協力隊同士で集まる場も定期的に用意されている。菅原さん含め、ほかの協力隊との話の中で、企画を考えつくこともあると思う。
「休みの日は、役場の方に町のおすすめのお店を教えてもらって、協力隊の同期を誘って買い物に行ったり、イベントに行ったり。とても、楽しいですよ」
3年の任期が終わったあとは、どうしていきたいですか?
「これまでウェブデザインといっても、見せ方の部分しか学んでいなくて。プログラミングなど、サイトをつくるための勉強をしたいと思っています」
「地域で事業をしている方とお話ししていると、ウェブサイトのデザインをリニューアルしたいというご相談をいただくことがあって。自分でもアドバイスできればいいのかなって」
ほかにも、「ほのぼの旅する会津美里」というウェブサイトを運営したり、協力隊として個人でInstagram を開設して暮らしについて発信したり。

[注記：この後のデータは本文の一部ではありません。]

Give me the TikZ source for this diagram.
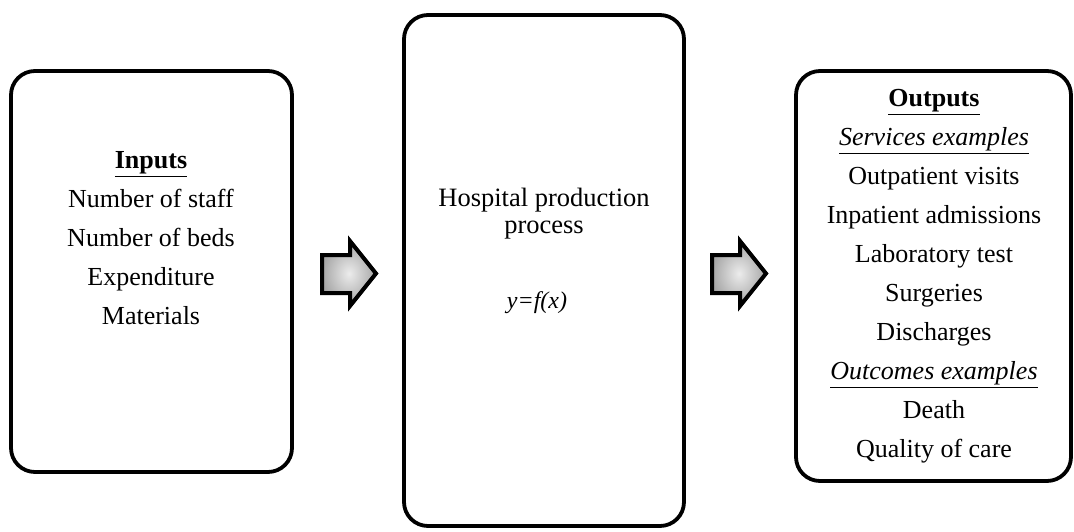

自分の好きなことや得意なことが活動に結びついている。
「本当に人と関わる機会が多いんです。これからも、人との出会いやご縁を大切にしていけば、自ずと3年後の道が見えてくるのかなって思っています」
隣で聞いていた黒須さんが続ける。
「役場としては定住してほしいとか、会津美里町のために、とか。役職上言うべきことはあります。ただ、担当としての思いはシンプルで。ただ、楽しんでほしいんです」
「菅原さんみたいに、縁もゆかりもないのに会津美里町を選んでくださった、それだけで本当に感謝すべきことで。わたしだけでなく、役場の職員も、仕事だけでなく暮らしも充実した任期を過ごしてほしい。そのためのサポートは、全力でしたいと思っています」
歴史や自然、人々の暮らしや生き方・働き方など。いろんなことを知れば知るほどに、できることの幅も広がっていくはず。
自分で決められるぶん責任もあるけれど、やりがいも大きい仕事です。
まちも役場も協力隊も。数歩先に、まちをおもしろくしようとしている心強い人たちがいます。仲間に加わるような感覚で、飛び込んでみてほしいです。